I'm trying to implement the same but I'm using DynamoDBMapper, which seems to have lot more advantages like tight coupling with data models. So if I wanted to do the above, I'm assuming I would do something like below:

// Mapping of hashkey of the last item in previous query operation
Map<String, AttributeValue> lastHashKey = .. 
DynamoDBQueryExpression expression = new DynamoDBQueryExpression();

...
expression.setExclusiveStartKey();
List<Table> nextPageResults = mapper.query(Table.class, expression);

I hope my above understanding is correct on paginating using DynamoDBMapper. Secondly, how would I know that I've reached the end of results. From the docs if I use the following api:

QueryResult result = dynamoDBClient.query((QueryRequest) request);
boolean isEndOfResults = StringUtils.isEmpty(result.getLastEvaluatedKey());

Coming back to using DynamoDBMapper, how can I know if I've reached end of results in this case.


Solution 1:

You have a couple different options with the DynamoDBMapper, depending on which way you want go.

  • query - returns a PaginatedQueryList
  • queryPage - returns a QueryResultPage
  • scan - returns a PaginatedScanList
  • scanPage - returns a ScanResultPage

The part here is understanding the difference between the methods, and what functionality their returned objects encapsulate.

I'll go over PaginatedScanList and ScanResultPage, but these methods/objects basically mirror each other.

The PaginatedScanList says the following, emphasis mine:

Implementation of the List interface that represents the results from a scan in AWS DynamoDB. Paginated results are loaded on demand when the user executes an operation that requires them.

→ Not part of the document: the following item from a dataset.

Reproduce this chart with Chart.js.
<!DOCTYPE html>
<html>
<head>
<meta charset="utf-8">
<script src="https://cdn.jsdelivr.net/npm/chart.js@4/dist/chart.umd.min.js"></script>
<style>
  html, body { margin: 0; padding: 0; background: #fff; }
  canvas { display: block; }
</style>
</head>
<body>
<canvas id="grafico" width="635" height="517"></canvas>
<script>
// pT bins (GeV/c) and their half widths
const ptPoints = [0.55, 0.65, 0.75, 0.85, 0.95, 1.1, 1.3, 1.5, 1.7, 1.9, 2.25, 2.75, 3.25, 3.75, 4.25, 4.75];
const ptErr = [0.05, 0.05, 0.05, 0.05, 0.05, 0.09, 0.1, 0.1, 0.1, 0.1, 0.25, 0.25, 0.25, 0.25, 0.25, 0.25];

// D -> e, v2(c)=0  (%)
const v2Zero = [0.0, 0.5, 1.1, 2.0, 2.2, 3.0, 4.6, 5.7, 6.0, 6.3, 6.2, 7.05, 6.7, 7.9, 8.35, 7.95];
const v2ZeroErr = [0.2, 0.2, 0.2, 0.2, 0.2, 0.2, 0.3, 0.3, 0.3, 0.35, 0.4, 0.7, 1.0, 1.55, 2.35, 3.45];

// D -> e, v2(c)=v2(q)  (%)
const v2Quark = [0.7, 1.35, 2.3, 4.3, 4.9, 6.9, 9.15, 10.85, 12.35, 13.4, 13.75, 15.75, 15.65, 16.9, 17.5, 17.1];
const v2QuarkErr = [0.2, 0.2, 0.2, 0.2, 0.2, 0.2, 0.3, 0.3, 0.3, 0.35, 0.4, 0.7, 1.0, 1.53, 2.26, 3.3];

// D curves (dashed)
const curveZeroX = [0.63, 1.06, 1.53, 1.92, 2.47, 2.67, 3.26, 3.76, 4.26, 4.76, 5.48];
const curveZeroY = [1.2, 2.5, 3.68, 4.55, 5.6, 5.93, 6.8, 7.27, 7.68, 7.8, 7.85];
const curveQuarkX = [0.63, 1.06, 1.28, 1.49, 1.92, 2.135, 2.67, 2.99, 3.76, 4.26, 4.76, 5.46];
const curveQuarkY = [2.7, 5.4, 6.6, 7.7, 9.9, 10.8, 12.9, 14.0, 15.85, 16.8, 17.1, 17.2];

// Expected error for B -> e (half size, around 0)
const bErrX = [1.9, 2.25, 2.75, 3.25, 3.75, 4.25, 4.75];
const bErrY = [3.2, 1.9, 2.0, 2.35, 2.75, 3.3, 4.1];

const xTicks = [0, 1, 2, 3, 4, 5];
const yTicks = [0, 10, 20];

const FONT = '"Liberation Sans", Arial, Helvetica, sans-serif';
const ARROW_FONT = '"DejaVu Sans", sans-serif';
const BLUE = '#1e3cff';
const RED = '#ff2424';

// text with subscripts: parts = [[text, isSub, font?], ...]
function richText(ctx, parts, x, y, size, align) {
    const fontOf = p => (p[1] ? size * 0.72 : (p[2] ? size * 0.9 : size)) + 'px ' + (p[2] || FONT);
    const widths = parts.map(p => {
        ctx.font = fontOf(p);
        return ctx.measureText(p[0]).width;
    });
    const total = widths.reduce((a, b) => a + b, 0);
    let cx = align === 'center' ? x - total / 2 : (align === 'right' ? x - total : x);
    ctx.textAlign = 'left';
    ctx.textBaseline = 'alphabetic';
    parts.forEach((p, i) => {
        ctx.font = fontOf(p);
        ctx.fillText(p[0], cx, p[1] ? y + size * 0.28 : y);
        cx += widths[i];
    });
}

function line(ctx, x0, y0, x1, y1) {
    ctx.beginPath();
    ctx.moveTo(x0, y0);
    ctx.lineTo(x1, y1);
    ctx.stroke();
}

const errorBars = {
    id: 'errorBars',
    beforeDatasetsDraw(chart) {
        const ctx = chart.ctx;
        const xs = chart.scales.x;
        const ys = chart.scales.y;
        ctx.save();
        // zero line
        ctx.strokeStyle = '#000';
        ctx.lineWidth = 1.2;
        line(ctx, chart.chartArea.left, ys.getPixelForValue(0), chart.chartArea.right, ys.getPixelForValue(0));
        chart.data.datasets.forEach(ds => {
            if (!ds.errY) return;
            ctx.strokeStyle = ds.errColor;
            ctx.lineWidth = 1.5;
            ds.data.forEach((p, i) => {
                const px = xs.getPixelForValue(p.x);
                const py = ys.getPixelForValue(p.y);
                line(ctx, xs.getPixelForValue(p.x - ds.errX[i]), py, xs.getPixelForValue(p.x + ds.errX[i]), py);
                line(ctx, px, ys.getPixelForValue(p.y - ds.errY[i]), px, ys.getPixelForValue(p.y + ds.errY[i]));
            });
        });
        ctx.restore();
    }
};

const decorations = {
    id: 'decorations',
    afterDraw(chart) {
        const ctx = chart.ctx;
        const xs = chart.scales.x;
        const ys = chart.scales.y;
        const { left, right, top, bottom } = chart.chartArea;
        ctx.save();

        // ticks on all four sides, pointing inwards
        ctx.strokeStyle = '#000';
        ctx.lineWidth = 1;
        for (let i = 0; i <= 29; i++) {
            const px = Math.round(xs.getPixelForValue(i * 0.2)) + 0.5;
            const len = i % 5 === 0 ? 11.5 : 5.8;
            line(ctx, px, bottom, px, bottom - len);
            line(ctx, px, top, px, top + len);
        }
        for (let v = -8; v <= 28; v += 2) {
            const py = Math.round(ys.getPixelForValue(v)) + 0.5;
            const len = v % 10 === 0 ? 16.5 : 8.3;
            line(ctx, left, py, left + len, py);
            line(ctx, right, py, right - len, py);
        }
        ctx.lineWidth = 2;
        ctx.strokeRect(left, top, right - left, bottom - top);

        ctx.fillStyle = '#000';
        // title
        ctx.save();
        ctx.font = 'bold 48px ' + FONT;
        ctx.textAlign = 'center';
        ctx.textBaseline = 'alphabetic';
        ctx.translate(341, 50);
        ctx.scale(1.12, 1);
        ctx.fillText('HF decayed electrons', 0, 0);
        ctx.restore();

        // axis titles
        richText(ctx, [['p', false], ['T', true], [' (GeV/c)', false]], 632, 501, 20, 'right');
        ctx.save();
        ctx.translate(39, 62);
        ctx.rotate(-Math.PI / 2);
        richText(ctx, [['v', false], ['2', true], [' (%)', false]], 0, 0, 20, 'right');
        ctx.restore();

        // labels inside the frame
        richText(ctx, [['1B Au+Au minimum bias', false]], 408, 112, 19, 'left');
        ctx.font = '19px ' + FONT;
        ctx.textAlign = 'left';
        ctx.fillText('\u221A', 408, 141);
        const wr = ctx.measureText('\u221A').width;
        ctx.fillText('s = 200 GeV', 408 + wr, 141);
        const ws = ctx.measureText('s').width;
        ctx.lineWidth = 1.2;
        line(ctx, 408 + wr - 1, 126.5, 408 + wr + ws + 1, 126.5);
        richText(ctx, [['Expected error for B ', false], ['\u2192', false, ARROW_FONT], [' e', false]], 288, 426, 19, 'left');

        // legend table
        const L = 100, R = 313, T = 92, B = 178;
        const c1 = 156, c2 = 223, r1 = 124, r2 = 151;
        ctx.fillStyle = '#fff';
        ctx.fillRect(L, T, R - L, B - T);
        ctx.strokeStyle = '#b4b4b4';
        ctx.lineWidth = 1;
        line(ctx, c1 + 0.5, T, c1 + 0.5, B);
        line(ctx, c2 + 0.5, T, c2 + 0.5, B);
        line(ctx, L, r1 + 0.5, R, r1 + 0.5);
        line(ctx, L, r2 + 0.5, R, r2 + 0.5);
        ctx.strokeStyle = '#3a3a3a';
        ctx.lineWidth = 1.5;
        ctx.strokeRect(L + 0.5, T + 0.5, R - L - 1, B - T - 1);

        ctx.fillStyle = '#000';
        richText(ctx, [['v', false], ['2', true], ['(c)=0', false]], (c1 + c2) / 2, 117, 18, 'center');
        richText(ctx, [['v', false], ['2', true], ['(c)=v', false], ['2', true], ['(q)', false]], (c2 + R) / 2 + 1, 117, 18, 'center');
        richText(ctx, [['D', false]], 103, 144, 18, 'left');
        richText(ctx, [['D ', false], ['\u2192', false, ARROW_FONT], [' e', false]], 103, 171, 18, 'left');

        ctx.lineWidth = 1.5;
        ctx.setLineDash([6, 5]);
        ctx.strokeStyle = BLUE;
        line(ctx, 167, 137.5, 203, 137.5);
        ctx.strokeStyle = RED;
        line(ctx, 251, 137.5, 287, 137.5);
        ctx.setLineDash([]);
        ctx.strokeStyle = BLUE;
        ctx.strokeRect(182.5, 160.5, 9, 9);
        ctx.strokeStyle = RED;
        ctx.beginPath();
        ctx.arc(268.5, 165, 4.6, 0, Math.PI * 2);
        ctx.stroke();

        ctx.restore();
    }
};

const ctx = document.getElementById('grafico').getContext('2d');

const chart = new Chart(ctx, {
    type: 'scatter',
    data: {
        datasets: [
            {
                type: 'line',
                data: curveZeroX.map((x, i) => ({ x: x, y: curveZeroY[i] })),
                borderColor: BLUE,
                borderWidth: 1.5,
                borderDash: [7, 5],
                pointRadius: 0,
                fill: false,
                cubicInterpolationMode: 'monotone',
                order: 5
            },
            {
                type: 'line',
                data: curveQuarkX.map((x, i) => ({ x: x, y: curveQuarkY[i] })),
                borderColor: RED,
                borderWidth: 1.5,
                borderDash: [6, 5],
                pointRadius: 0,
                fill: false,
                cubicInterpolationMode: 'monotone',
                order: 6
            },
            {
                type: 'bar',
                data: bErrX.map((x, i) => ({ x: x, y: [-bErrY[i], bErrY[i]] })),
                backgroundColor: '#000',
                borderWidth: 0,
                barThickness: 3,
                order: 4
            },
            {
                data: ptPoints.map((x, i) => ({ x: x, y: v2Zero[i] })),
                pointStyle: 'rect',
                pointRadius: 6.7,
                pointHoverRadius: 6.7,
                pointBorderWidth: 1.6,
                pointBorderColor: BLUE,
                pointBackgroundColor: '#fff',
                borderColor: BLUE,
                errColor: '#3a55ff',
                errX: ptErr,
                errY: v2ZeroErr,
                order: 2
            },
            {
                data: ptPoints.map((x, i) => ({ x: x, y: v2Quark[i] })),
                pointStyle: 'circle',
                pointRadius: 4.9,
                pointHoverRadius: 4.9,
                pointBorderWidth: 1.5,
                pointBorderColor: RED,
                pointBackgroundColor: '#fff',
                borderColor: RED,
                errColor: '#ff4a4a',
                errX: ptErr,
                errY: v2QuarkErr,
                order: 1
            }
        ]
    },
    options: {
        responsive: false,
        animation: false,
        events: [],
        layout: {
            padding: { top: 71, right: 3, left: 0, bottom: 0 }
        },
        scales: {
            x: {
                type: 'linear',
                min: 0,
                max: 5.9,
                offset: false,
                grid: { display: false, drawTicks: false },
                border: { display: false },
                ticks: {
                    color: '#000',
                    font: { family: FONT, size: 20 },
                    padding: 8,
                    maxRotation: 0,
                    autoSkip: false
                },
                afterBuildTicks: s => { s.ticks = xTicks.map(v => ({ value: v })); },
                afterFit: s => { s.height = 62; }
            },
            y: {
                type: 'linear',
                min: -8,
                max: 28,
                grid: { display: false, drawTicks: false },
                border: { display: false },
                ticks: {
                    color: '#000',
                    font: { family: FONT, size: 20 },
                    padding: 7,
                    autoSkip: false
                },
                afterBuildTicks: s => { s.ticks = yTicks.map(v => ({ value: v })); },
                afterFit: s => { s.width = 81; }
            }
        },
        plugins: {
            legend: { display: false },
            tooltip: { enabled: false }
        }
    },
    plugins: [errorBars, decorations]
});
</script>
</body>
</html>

Some operations, such as size(), must fetch the entire list, but results are lazily fetched page by page when possible.

This says that results are loaded as you iterate through the list. When you get through the first page, the second page is automatically fetched with out you having to explicitly make another request. Lazy loading the results is the default method, but it can be overridden if you call the overloaded methods and supply a DynamoDBMapperConfig with a different DynamoDBMapperConfig.PaginationLoadingStrategy.

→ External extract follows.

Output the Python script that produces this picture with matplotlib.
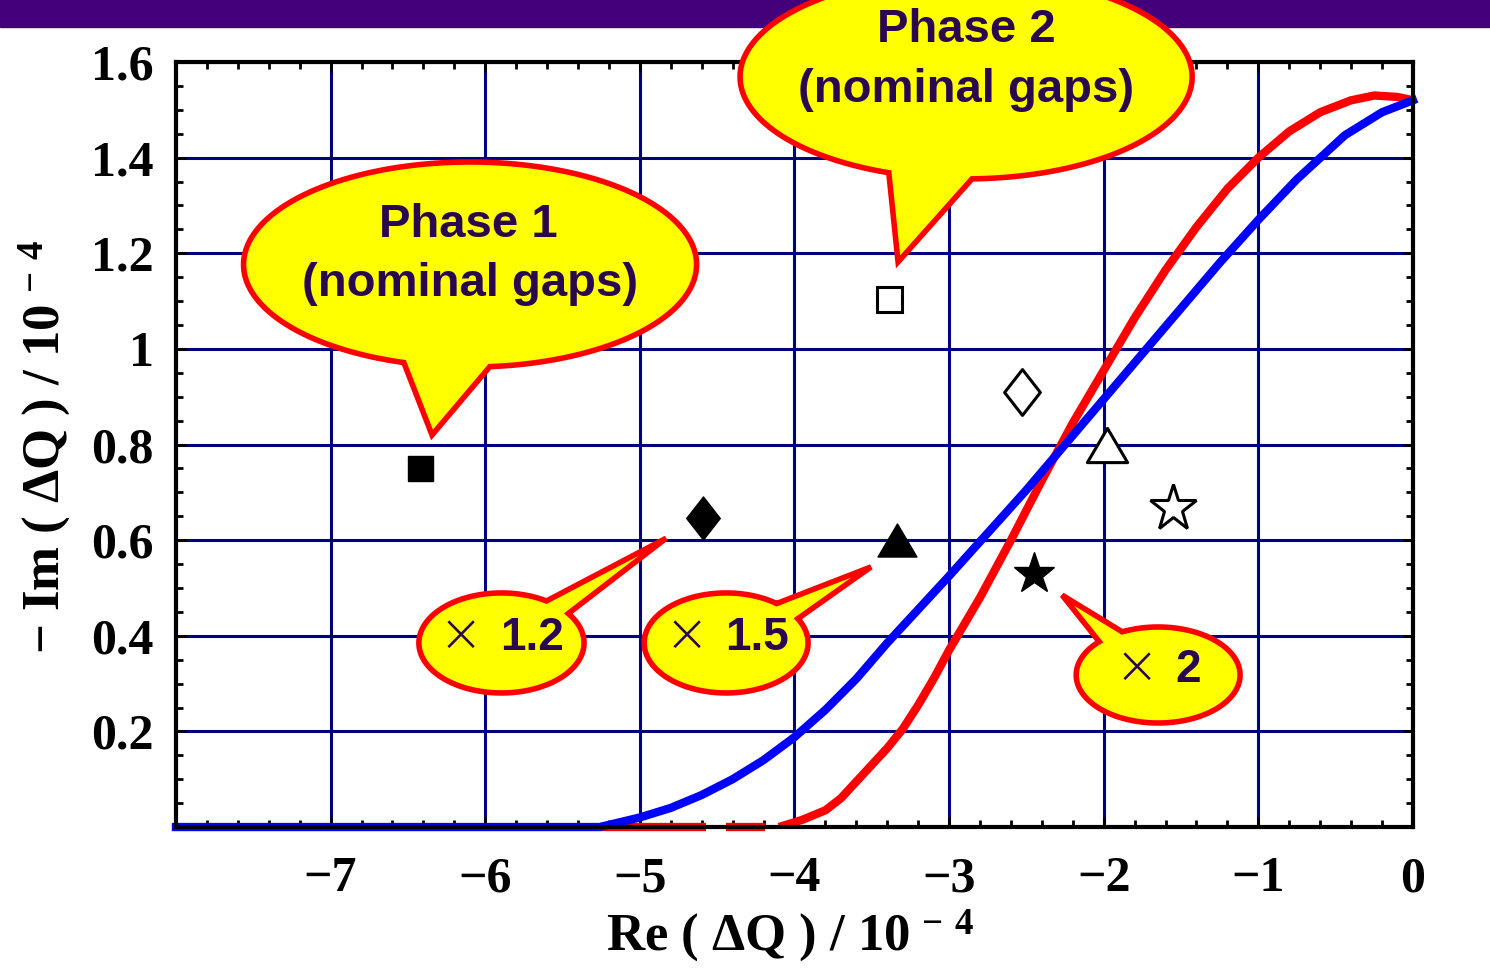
import numpy as np
import matplotlib
matplotlib.use("Agg")
import matplotlib.pyplot as plt
from matplotlib.patches import Polygon, Rectangle
from matplotlib.path import Path
from matplotlib.ticker import MultipleLocator

plt.rcParams['mathtext.fontset'] = 'custom'
plt.rcParams['mathtext.rm'] = 'Liberation Serif:bold'
plt.rcParams['mathtext.it'] = 'Liberation Serif:bold'
plt.rcParams['mathtext.bf'] = 'Liberation Serif:bold'

# stability curves
blue_x = [-8.0, -5.6, -5.26, -5.0, -4.8, -4.6, -4.4, -4.2, -4.0, -3.8, -3.6, -3.4,
          -3.2, -3.0, -2.75, -2.5, -2.25, -2.0, -1.75, -1.5, -1.25, -1.0, -0.75,
          -0.44, -0.2, 0.0]
blue_y = [0.0, 0.0, 0.0, 0.02, 0.04, 0.067, 0.10, 0.14, 0.188, 0.245, 0.31, 0.385,
          0.455, 0.525, 0.615, 0.705, 0.80, 0.895, 0.99, 1.085, 1.18, 1.27, 1.355,
          1.447, 1.495, 1.52]

red_x = [-4.1, -3.95, -3.8, -3.7, -3.6, -3.5, -3.4, -3.3, -3.2, -3.1, -3.0, -2.8, -2.6,
         -2.4, -2.2, -2.0, -1.8, -1.6, -1.4, -1.2, -1.0, -0.8, -0.6, -0.4,
         -0.25, -0.1, 0.0]
red_y = [0.0, 0.015, 0.035, 0.06, 0.095, 0.13, 0.165, 0.205, 0.255, 0.31, 0.37, 0.48,
         0.60, 0.725, 0.845, 0.955, 1.065, 1.165, 1.255, 1.335, 1.40, 1.455,
         1.495, 1.52, 1.53, 1.527, 1.52]
# flat red stretches along the axis before the curve lifts off
red_flat_start = [-5.26, -4.44]
red_flat_end = [-4.57, -4.19]

# measured working points
filled_x = {'s': -6.42, 'D': -4.59, '^': -3.34, '*': -2.45}
filled_y = {'s': 0.75, 'D': 0.646, '^': 0.60, '*': 0.529}
open_x = {'s': -3.39, 'D': -2.53, '^': -1.98, '*': -1.55}
open_y = {'s': 1.104, 'D': 0.91, '^': 0.80, '*': 0.667}

x_ticks = [-7, -6, -5, -4, -3, -2, -1, 0]
y_ticks = [0.2, 0.4, 0.6, 0.8, 1.0, 1.2, 1.4, 1.6]
y_tick_labels = ['0.2', '0.4', '0.6', '0.8', '1', '1.2', '1.4', '1.6']

NAVY = '#000080'
TXT = '#2a0850'
SERIF = 'Liberation Serif'

diamond = Path([(0, 1), (0.78, 0), (0, -1), (-0.78, 0), (0, 1)], closed=True)
triangle = Path([(-1, -0.85), (1, -0.85), (0, 0.85), (-1, -0.85)], closed=True)
marker_shape = {'s': ('s', 18), 'D': (diamond, 31), '^': (triangle, 28), '*': ('*', 31)}
open_size = {'s': 18, 'D': 33, '^': 29, '*': 35}

fig = plt.figure(figsize=(14.9, 9.77), dpi=100)
fig.patches.append(Rectangle((0, 0.9724), 1, 0.0276, transform=fig.transFigure,
                             color='#43007a', zorder=-1))
ax = fig.add_axes([0.1181, 0.1535, 0.8302, 0.7830])

ax.plot(red_x, red_y, color='red', lw=6, zorder=3, solid_capstyle='butt')
for x0, x1 in zip(red_flat_start, red_flat_end):
    ax.plot([x0, x1], [0, 0], color='red', lw=6, zorder=3, solid_capstyle='butt',
            clip_on=False)
ax.plot(blue_x, blue_y, color='blue', lw=6, zorder=3.2, clip_on=False)

for k in filled_x:
    m, ms = marker_shape[k]
    ax.plot(filled_x[k], filled_y[k], marker=m, ms=ms, color='black', ls='none',
            zorder=4)
    ax.plot(open_x[k], open_y[k], marker=m, ms=open_size[k], mfc='white', mec='black',
            mew=2.2, ls='none', zorder=4)

ax.set_xlim(-8, 0)
ax.set_ylim(0, 1.6)
ax.set_xticks(x_ticks)
ax.set_yticks(y_ticks)
ax.set_yticklabels(y_tick_labels)
ax.xaxis.set_minor_locator(MultipleLocator(0.2))
ax.yaxis.set_minor_locator(MultipleLocator(0.05))
ax.grid(True, which='major', color=NAVY, lw=2.2)
ax.set_axisbelow(True)
ax.tick_params(which='both', direction='in', top=True, right=True, width=2, color='black')
ax.tick_params(which='major', length=7)
ax.tick_params(which='minor', length=5)
ax.tick_params(axis='x', which='major', pad=21)
ax.tick_params(axis='y', which='major', pad=16)
for lab in ax.get_xticklabels() + ax.get_yticklabels():
    lab.set_fontfamily(SERIF)
    lab.set_fontweight('bold')
    lab.set_fontsize(36)
for sp in ax.spines.values():
    sp.set_linewidth(3)
    sp.set_zorder(3.5)

ax.set_xlabel('Re ( ΔQ ) / 10$^{\\,-\\,4}$', fontfamily=SERIF, fontweight='bold',
              fontsize=38)
ax.set_ylabel('− Im ( ΔQ ) / 10$^{\\,-\\,4}$', fontfamily=SERIF, fontweight='bold',
              fontsize=38)
ax.xaxis.set_label_coords(0.496, -0.105)
ax.yaxis.set_label_coords(-0.083, 0.497)


def callout(cx, cy, a, b, ta, tb, tip):
    t = np.radians(np.linspace(tb, ta + 360, 200))
    pts = np.column_stack([cx + a * np.cos(t), cy + b * np.sin(t)])
    pts = np.vstack([pts, tip])
    ax.add_patch(Polygon(pts, closed=True, facecolor='#ffff00', edgecolor='red',
                         lw=4, joinstyle='miter', clip_on=False, zorder=6))


callout(-6.098, 1.1765, 1.465, 0.2144, -107, -85, (-6.344, 0.820))
callout(-2.890, 1.569, 1.462, 0.2134, -110, -88.5, (-3.330, 1.182))
callout(-5.895, 0.385, 0.534, 0.1046, 36, 57, (-4.83, 0.604))
callout(-4.442, 0.385, 0.530, 0.1046, 29, 52, (-3.505, 0.544))
callout(-1.648, 0.318, 0.530, 0.1004, 116, 136, (-2.269, 0.485))

bold = dict(family='Liberation Sans', weight='bold', color=TXT, fontsize=34,
            ha='center', va='center', zorder=7, clip_on=False)
ax.text(-6.11, 1.26, 'Phase 1', **bold)
ax.text(-6.10, 1.135, '(nominal gaps)', **bold)
ax.text(-2.89, 1.667, 'Phase 2', **bold)
ax.text(-2.89, 1.541, '(nominal gaps)', **bold)

cross = dict(family='DejaVu Sans', weight='light', color=TXT, fontsize=38,
             ha='center', va='center', zorder=7, clip_on=False)
mult = dict(bold, fontsize=33)
ax.text(-6.157, 0.400, '×', **cross)
ax.text(-5.694, 0.396, '1.2', **mult)
ax.text(-4.70, 0.400, '×', **cross)
ax.text(-4.242, 0.396, '1.5', **mult)
ax.text(-1.784, 0.333, '×', **cross)
ax.text(-1.454, 0.329, '2', **mult)

fig.savefig('out.png', dpi=100)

This is different from the ScanResultPage. You are given a page of results, and it is up to you to deal with the pagination yourself.

Here is quick code sample showing an example usage of both methods that I ran with a table of 5 items using DynamoDBLocal:

final DynamoDBMapper mapper = new DynamoDBMapper(client);

// Using 'PaginatedScanList'
final DynamoDBScanExpression paginatedScanListExpression = new DynamoDBScanExpression()
        .withLimit(limit);
final PaginatedScanList<MyClass> paginatedList = mapper.scan(MyClass.class, paginatedScanListExpression);
paginatedList.forEach(System.out::println);

System.out.println();
// using 'ScanResultPage'
final DynamoDBScanExpression scanPageExpression = new DynamoDBScanExpression()
        .withLimit(limit);
do {
    ScanResultPage<MyClass> scanPage = mapper.scanPage(MyClass.class, scanPageExpression);
    scanPage.getResults().forEach(System.out::println);
    System.out.println("LastEvaluatedKey=" + scanPage.getLastEvaluatedKey());
    scanPageExpression.setExclusiveStartKey(scanPage.getLastEvaluatedKey());

} while (scanPageExpression.getExclusiveStartKey() != null);

And the output:

MyClass{hash=2}
MyClass{hash=1}
MyClass{hash=3}
MyClass{hash=0}
MyClass{hash=4}

MyClass{hash=2}
MyClass{hash=1}
LastEvaluatedKey={hash={N: 1,}}
MyClass{hash=3}
MyClass{hash=0}
LastEvaluatedKey={hash={N: 0,}}
MyClass{hash=4}
LastEvaluatedKey=null